Your task:
Look for the string "this" in the lines and copy each line that has it.

══ Given information ══

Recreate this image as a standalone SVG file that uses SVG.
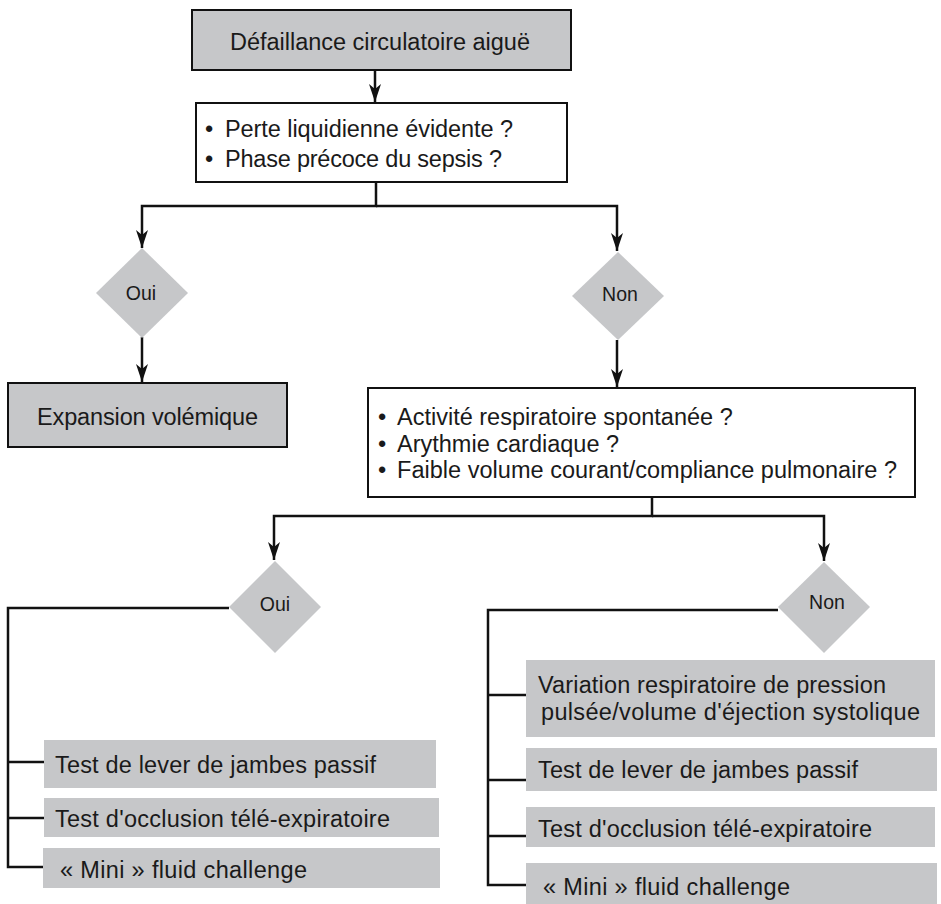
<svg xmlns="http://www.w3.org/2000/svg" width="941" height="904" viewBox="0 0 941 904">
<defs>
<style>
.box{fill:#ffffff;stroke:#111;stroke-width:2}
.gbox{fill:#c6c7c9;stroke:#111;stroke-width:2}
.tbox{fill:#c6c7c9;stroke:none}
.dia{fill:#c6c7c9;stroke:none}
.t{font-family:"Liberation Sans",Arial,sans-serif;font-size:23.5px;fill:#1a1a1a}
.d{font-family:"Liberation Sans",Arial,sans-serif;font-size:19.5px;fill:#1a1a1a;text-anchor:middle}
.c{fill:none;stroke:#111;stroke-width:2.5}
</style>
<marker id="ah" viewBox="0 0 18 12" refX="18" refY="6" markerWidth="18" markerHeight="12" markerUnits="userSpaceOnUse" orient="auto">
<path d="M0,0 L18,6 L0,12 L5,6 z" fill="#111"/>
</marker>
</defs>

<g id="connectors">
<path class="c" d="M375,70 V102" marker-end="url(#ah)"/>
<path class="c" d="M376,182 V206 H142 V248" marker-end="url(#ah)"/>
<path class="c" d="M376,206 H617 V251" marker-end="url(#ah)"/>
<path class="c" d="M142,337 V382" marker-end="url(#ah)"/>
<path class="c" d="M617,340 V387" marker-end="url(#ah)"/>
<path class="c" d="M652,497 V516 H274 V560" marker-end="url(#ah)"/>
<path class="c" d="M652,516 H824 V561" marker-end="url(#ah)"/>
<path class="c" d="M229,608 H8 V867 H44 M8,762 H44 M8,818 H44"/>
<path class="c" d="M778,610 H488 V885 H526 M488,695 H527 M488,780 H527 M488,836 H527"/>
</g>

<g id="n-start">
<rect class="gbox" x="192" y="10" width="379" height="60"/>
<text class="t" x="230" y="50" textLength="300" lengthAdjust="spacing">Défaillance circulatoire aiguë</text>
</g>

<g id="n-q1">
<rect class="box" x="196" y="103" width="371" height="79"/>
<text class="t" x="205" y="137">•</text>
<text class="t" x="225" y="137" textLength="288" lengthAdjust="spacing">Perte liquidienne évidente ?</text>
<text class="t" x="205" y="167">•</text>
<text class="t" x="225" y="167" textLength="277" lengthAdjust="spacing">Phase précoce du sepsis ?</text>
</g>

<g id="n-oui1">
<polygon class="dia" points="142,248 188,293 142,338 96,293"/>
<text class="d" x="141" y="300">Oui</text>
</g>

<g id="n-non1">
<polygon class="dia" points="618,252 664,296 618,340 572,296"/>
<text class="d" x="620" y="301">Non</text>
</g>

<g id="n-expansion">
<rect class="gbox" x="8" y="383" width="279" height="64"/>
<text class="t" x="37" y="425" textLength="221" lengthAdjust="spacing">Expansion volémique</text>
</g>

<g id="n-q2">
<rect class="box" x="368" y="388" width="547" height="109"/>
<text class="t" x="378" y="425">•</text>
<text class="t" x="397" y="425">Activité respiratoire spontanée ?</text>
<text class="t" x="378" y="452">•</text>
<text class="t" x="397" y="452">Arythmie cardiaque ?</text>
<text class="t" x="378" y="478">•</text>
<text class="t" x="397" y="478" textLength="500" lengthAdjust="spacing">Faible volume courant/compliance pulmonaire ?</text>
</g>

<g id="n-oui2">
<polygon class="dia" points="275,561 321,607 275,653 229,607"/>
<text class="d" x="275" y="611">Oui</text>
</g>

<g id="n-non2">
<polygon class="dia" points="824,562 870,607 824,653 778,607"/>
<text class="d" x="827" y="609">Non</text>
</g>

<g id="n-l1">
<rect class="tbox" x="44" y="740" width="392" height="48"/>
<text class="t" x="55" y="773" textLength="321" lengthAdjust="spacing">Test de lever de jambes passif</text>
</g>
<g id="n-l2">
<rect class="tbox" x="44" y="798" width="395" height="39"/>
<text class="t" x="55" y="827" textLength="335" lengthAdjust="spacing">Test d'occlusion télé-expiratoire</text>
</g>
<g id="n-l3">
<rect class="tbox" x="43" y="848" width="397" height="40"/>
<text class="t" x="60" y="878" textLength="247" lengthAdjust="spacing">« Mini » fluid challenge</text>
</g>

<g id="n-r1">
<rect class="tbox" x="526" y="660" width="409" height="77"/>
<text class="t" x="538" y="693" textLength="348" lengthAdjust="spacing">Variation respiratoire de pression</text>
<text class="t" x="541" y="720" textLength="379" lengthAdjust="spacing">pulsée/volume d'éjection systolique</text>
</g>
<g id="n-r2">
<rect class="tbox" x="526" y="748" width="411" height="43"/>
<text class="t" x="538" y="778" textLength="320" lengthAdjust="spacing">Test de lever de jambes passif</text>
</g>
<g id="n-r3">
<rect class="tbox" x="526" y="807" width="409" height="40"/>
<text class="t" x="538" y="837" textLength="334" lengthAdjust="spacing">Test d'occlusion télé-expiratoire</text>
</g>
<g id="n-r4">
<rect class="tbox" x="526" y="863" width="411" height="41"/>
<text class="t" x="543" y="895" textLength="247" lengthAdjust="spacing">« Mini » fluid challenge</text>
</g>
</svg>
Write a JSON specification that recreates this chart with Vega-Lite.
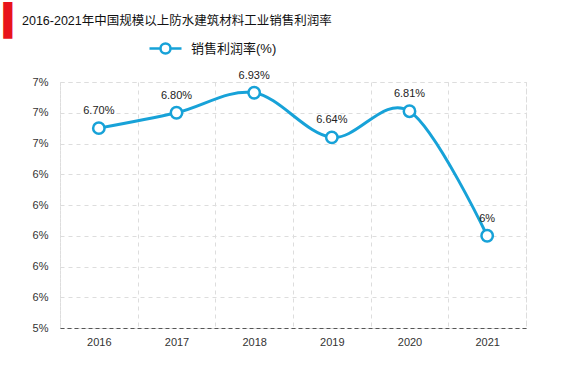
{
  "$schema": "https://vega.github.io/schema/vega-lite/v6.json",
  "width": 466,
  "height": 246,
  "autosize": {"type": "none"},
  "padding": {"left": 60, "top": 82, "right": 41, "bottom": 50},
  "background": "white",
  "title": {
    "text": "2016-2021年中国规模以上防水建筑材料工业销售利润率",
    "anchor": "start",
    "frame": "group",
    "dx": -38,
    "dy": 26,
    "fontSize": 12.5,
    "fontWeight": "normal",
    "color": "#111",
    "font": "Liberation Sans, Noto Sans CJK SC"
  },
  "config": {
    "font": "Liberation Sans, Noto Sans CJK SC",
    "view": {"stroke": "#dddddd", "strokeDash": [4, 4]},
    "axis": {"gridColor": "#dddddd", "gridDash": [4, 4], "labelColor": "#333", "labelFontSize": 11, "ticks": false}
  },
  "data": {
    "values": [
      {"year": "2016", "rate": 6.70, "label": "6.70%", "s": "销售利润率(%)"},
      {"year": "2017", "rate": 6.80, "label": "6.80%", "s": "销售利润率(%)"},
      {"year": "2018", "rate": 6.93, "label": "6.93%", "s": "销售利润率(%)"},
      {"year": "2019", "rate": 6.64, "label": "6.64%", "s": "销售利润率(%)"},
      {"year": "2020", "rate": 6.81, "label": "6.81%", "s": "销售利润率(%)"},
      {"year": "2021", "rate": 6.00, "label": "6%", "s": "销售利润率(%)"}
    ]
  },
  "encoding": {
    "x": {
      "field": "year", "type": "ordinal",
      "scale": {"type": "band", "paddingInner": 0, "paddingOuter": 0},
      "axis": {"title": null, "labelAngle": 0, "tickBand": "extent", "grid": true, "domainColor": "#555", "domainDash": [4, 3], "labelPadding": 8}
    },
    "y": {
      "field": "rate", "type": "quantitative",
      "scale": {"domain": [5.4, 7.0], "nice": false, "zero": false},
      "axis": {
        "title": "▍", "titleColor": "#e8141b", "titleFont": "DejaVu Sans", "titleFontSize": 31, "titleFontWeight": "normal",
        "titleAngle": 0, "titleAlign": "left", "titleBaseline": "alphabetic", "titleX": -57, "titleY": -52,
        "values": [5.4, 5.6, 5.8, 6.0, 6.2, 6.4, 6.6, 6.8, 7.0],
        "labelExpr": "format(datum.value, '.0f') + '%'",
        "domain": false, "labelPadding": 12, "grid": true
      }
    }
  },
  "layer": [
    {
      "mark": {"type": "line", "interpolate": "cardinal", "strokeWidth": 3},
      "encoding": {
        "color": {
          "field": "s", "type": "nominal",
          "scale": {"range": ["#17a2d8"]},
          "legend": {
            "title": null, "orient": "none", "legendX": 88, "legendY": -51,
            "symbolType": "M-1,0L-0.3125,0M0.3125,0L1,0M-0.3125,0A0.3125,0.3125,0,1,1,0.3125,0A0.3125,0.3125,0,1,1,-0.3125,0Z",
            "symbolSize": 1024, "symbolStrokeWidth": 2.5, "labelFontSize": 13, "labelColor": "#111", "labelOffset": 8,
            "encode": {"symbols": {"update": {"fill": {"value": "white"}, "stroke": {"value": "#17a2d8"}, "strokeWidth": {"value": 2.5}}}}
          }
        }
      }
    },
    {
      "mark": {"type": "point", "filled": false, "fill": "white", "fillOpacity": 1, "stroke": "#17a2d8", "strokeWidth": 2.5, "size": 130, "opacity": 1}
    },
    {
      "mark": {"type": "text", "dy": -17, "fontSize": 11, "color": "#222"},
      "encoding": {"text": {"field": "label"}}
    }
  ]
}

═══

Answer to the task:
Recreate this image as a standalone SVG file that uses SVG.
Write a JSON specification that recreates this chart with Vega-Lite.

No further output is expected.